Buyers may have to build their own tiny house and are able to move it around as they please -- assuming there are no laws against it.

The Tumbleweed Tiny House Company is based in Sonoma and Colorado Springs, Colo. It offers house-to-go models from 117 to 172 square feet and cottage plans ranging from 261 to 874 square feet, according to its website. They offer more than 20 plans to choose from with full bathrooms, kitchens, heating and AC included.

Experts have said that the younger generations are avoiding homeownership in order to maintain their mobility and flexibility. A tiny house could potentially solve that issue, creating a new vision of the American Dream.

There are examples of tiny house communities in different parts of the country. Washington, D.C. has created an experimental village and Austin, Texas, has had a tiny house village in the works for years, planned for homeless citizens.

There’s a question of necessity or choice when opting for a tiny house. There are rental units smaller at 500 square feet and less, Moeder said.
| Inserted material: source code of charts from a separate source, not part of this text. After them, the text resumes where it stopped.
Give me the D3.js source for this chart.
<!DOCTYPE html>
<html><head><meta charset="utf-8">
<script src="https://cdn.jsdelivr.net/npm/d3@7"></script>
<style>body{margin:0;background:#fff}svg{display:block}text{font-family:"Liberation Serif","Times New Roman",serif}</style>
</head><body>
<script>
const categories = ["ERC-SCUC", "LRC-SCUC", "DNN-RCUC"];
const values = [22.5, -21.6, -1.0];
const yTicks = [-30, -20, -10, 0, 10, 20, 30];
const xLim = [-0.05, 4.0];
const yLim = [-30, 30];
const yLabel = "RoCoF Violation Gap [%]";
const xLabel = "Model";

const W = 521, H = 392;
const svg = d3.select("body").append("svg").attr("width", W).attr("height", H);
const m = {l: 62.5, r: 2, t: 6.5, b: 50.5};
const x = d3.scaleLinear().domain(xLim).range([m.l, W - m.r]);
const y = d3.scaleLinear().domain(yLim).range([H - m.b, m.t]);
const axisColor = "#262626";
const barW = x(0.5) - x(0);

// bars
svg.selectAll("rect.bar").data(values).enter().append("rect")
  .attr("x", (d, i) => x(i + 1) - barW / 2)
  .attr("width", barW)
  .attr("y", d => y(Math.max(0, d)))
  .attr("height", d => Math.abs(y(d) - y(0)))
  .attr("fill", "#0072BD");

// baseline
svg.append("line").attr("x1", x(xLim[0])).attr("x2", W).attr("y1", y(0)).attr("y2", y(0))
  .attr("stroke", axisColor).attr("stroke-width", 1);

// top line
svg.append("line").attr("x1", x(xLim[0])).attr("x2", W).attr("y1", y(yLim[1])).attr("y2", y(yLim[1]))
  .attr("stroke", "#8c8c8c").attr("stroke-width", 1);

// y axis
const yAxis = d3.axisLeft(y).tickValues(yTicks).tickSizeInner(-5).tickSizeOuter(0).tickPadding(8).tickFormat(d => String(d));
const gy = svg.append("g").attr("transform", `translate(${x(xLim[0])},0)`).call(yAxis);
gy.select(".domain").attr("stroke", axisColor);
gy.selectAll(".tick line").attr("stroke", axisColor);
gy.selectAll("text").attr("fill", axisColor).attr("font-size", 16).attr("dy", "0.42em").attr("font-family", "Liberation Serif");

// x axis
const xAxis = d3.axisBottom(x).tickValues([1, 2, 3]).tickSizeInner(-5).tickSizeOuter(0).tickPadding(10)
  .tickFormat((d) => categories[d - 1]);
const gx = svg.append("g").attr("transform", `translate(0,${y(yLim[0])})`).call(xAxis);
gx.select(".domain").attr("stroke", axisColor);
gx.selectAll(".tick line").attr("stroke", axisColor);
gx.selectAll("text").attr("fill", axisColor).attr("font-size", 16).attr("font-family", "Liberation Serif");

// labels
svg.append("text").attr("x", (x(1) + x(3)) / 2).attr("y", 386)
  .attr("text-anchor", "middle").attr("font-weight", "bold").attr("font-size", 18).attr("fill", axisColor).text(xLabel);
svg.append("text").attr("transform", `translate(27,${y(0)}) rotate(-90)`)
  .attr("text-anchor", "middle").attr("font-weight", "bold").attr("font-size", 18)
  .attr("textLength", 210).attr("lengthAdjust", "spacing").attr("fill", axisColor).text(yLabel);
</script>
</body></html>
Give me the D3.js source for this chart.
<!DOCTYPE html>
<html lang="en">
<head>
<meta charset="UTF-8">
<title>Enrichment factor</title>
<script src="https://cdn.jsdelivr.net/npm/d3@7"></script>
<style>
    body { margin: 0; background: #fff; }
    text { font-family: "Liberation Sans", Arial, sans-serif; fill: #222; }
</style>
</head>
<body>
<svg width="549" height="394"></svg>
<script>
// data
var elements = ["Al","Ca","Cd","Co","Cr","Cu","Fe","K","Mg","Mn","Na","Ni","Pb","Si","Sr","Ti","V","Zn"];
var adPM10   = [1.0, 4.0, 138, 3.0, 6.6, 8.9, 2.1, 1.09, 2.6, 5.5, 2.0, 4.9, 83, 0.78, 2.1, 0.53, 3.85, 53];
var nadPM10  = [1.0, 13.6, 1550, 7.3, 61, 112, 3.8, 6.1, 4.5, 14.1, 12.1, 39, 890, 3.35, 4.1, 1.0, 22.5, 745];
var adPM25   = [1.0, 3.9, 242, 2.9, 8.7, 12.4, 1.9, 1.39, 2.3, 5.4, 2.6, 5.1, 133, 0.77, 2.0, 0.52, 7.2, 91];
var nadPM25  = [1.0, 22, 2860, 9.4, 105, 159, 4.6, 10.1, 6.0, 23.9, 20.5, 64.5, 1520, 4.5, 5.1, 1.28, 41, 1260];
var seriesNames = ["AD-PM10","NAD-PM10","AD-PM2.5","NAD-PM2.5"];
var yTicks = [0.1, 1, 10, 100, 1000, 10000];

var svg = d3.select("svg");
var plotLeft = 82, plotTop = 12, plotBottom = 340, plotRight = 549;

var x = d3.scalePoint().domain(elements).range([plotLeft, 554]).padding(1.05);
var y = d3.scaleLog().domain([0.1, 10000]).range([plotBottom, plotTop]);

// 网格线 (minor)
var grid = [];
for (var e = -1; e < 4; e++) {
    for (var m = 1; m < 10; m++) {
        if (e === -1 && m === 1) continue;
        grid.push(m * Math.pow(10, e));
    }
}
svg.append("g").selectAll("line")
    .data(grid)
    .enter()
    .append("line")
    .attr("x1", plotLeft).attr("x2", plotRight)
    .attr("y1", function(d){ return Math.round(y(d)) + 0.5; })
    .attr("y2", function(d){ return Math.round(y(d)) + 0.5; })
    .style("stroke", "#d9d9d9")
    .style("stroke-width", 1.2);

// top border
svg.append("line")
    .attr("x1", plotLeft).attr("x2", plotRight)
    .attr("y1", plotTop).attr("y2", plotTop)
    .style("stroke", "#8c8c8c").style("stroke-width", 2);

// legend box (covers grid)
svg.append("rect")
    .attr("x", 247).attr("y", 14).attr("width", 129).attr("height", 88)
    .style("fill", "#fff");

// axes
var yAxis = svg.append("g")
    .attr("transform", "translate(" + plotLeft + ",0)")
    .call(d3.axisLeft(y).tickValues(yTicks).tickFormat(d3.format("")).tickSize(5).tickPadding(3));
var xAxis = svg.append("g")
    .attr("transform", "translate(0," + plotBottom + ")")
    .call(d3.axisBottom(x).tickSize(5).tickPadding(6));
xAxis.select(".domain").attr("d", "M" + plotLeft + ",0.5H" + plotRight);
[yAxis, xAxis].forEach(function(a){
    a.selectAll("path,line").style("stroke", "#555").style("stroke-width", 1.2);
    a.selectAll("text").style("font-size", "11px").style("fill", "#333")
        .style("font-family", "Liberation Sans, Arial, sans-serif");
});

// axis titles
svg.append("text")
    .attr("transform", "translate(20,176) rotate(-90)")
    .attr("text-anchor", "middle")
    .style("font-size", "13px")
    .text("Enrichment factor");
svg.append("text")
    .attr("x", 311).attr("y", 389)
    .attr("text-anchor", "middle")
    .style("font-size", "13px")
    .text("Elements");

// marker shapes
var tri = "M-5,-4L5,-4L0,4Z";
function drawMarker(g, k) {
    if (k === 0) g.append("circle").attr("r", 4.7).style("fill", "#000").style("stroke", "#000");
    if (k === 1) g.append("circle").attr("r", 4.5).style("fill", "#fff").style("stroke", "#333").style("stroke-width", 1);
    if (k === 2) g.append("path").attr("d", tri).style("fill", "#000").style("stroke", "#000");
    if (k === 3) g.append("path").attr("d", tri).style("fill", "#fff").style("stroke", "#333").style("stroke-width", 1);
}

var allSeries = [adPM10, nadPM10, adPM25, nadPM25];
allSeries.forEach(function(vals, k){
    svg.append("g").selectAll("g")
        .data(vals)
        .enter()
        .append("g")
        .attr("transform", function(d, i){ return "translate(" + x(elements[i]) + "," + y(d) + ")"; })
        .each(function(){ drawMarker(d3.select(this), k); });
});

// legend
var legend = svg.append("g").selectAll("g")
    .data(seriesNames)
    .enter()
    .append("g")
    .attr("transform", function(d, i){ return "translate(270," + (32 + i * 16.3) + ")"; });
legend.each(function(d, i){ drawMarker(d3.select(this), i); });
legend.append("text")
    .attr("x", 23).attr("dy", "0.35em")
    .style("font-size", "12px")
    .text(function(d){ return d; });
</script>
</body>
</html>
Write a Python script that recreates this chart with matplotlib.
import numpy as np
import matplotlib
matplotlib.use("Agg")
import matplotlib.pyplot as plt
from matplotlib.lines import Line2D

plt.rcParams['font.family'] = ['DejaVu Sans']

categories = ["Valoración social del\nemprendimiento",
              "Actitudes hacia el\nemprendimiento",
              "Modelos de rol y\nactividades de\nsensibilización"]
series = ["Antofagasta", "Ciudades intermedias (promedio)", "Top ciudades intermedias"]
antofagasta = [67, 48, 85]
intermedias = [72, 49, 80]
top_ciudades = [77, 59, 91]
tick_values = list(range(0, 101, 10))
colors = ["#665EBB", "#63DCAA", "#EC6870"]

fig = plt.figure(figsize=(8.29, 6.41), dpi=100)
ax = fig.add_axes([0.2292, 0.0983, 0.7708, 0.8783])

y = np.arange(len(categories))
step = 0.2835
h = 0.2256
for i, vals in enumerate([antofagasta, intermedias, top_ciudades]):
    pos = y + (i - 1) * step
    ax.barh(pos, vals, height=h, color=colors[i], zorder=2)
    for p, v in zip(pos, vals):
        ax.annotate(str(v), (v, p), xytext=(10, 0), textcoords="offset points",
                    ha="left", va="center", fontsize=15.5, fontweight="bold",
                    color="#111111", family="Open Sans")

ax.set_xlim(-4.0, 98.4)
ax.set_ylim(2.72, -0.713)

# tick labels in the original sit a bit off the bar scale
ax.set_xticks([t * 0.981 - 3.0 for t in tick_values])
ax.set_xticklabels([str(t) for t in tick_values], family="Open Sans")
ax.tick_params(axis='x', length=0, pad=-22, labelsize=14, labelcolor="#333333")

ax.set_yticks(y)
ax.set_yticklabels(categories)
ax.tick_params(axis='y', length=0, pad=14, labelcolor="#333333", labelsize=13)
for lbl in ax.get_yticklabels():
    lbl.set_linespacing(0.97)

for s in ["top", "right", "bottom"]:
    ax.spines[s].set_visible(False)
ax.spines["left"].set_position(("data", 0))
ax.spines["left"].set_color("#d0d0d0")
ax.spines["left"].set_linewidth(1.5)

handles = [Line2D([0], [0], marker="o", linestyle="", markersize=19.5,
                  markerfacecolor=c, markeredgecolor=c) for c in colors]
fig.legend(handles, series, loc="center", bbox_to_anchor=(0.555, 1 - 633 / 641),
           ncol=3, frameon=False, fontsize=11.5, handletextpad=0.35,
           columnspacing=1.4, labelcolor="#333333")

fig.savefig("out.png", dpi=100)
The units are tiny but have high ceilings, making them feel bigger.

Moeder said these rental units make sense for San Diego, because it allows the people living there to stay for one or two years, then move on.

“They’re not making a personal financial investment in the unit where they live there for five years or longer -- it’s a different mindset,” Moeder said.

Pauker said there are “many new apartments ranging from downtown high-rises to innovative developments by local firms Butler Malick, Lloyd Russell, Jonathan Segal and others [that] have had great success on innovative small rental units below 500 square feet.”